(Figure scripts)
# # # # #
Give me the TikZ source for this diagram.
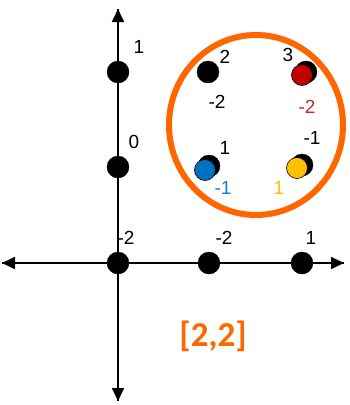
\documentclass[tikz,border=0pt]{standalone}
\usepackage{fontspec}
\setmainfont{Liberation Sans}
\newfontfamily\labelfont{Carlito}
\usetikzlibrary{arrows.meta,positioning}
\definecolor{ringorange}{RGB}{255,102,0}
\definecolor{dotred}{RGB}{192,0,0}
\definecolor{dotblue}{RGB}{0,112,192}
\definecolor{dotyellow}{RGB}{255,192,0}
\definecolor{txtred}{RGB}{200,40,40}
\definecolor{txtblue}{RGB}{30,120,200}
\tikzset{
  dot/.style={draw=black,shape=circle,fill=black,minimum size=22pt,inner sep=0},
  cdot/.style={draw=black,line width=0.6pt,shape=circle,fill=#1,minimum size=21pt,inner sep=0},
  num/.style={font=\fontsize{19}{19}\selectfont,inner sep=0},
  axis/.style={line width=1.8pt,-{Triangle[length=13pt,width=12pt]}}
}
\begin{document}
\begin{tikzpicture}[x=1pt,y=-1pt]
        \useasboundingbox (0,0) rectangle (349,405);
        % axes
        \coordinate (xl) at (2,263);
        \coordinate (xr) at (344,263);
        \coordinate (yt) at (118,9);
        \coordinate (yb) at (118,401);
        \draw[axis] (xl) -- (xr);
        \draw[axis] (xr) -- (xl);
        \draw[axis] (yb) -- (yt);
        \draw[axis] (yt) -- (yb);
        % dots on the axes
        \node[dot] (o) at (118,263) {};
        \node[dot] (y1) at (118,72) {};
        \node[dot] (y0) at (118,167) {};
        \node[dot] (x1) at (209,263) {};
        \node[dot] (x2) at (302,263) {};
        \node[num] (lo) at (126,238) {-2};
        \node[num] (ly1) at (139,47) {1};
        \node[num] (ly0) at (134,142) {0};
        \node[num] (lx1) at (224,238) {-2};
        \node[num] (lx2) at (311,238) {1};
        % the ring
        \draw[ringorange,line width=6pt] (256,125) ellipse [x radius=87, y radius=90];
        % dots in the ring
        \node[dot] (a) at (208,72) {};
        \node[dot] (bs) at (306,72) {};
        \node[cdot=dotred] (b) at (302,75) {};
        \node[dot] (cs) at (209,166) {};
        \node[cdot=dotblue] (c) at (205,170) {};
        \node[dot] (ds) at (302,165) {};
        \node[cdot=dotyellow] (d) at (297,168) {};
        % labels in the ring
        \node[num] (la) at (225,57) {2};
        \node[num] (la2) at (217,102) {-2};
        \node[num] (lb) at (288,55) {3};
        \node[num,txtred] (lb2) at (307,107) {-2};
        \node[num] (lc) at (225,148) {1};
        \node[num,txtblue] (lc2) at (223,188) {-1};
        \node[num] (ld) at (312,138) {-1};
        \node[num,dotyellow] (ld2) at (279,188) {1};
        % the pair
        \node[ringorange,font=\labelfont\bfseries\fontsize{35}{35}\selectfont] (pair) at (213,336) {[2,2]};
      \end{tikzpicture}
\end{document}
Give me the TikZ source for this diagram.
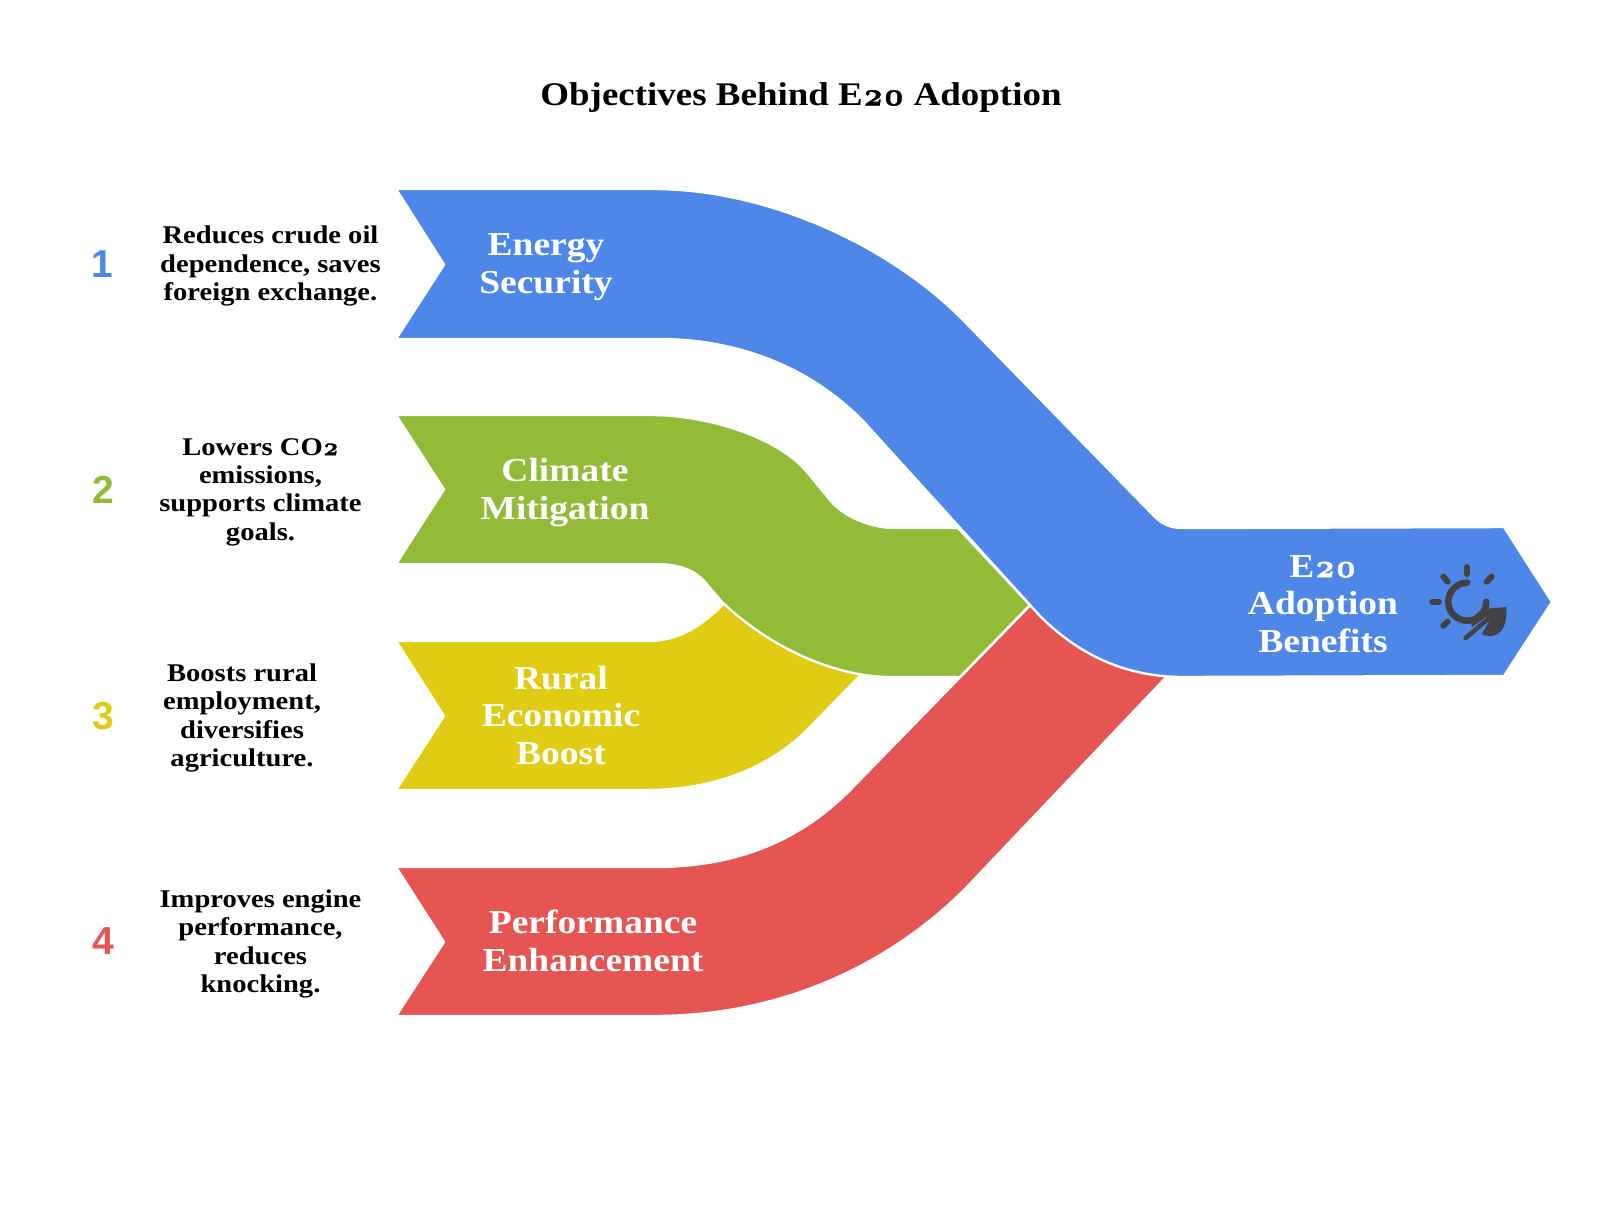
# # # # #
Exercise prompt | Nothing in the entries above should change when they are printed again, except that the pictures are dropped.

Output of the exercise |
Give me the TikZ source for this diagram.
\documentclass[tikz,border=0pt]{standalone}
\usepackage{fontspec}
\setmainfont{Liberation Sans}
\newfontfamily\labelfont{Carlito}
\usetikzlibrary{arrows.meta,positioning}
\definecolor{ringorange}{RGB}{255,102,0}
\definecolor{dotred}{RGB}{192,0,0}
\definecolor{dotblue}{RGB}{0,112,192}
\definecolor{dotyellow}{RGB}{255,192,0}
\definecolor{txtred}{RGB}{200,40,40}
\definecolor{txtblue}{RGB}{30,120,200}
\tikzset{
  dot/.style={draw=black,shape=circle,fill=black,minimum size=22pt,inner sep=0},
  cdot/.style={draw=black,line width=0.6pt,shape=circle,fill=#1,minimum size=21pt,inner sep=0},
  num/.style={font=\fontsize{19}{19}\selectfont,inner sep=0},
  axis/.style={line width=1.8pt,-{Triangle[length=13pt,width=12pt]}}
}
\begin{document}
\begin{tikzpicture}[x=1pt,y=-1pt]
        \useasboundingbox (0,0) rectangle (349,405);
        % axes
        \coordinate (xl) at (2,263);
        \coordinate (xr) at (344,263);
        \coordinate (yt) at (118,9);
        \coordinate (yb) at (118,401);
        \draw[axis] (xl) -- (xr);
        \draw[axis] (xr) -- (xl);
        \draw[axis] (yb) -- (yt);
        \draw[axis] (yt) -- (yb);
        % dots on the axes
        \node[dot] (o) at (118,263) {};
        \node[dot] (y1) at (118,72) {};
        \node[dot] (y0) at (118,167) {};
        \node[dot] (x1) at (209,263) {};
        \node[dot] (x2) at (302,263) {};
        \node[num] (lo) at (126,238) {-2};
        \node[num] (ly1) at (139,47) {1};
        \node[num] (ly0) at (134,142) {0};
        \node[num] (lx1) at (224,238) {-2};
        \node[num] (lx2) at (311,238) {1};
        % the ring
        \draw[ringorange,line width=6pt] (256,125) ellipse [x radius=87, y radius=90];
        % dots in the ring
        \node[dot] (a) at (208,72) {};
        \node[dot] (bs) at (306,72) {};
        \node[cdot=dotred] (b) at (302,75) {};
        \node[dot] (cs) at (209,166) {};
        \node[cdot=dotblue] (c) at (205,170) {};
        \node[dot] (ds) at (302,165) {};
        \node[cdot=dotyellow] (d) at (297,168) {};
        % labels in the ring
        \node[num] (la) at (225,57) {2};
        \node[num] (la2) at (217,102) {-2};
        \node[num] (lb) at (288,55) {3};
        \node[num,txtred] (lb2) at (307,107) {-2};
        \node[num] (lc) at (225,148) {1};
        \node[num,txtblue] (lc2) at (223,188) {-1};
        \node[num] (ld) at (312,138) {-1};
        \node[num,dotyellow] (ld2) at (279,188) {1};
        % the pair
        \node[ringorange,font=\labelfont\bfseries\fontsize{35}{35}\selectfont] (pair) at (213,336) {[2,2]};
      \end{tikzpicture}
\end{document}
Give me the TikZ source for this diagram.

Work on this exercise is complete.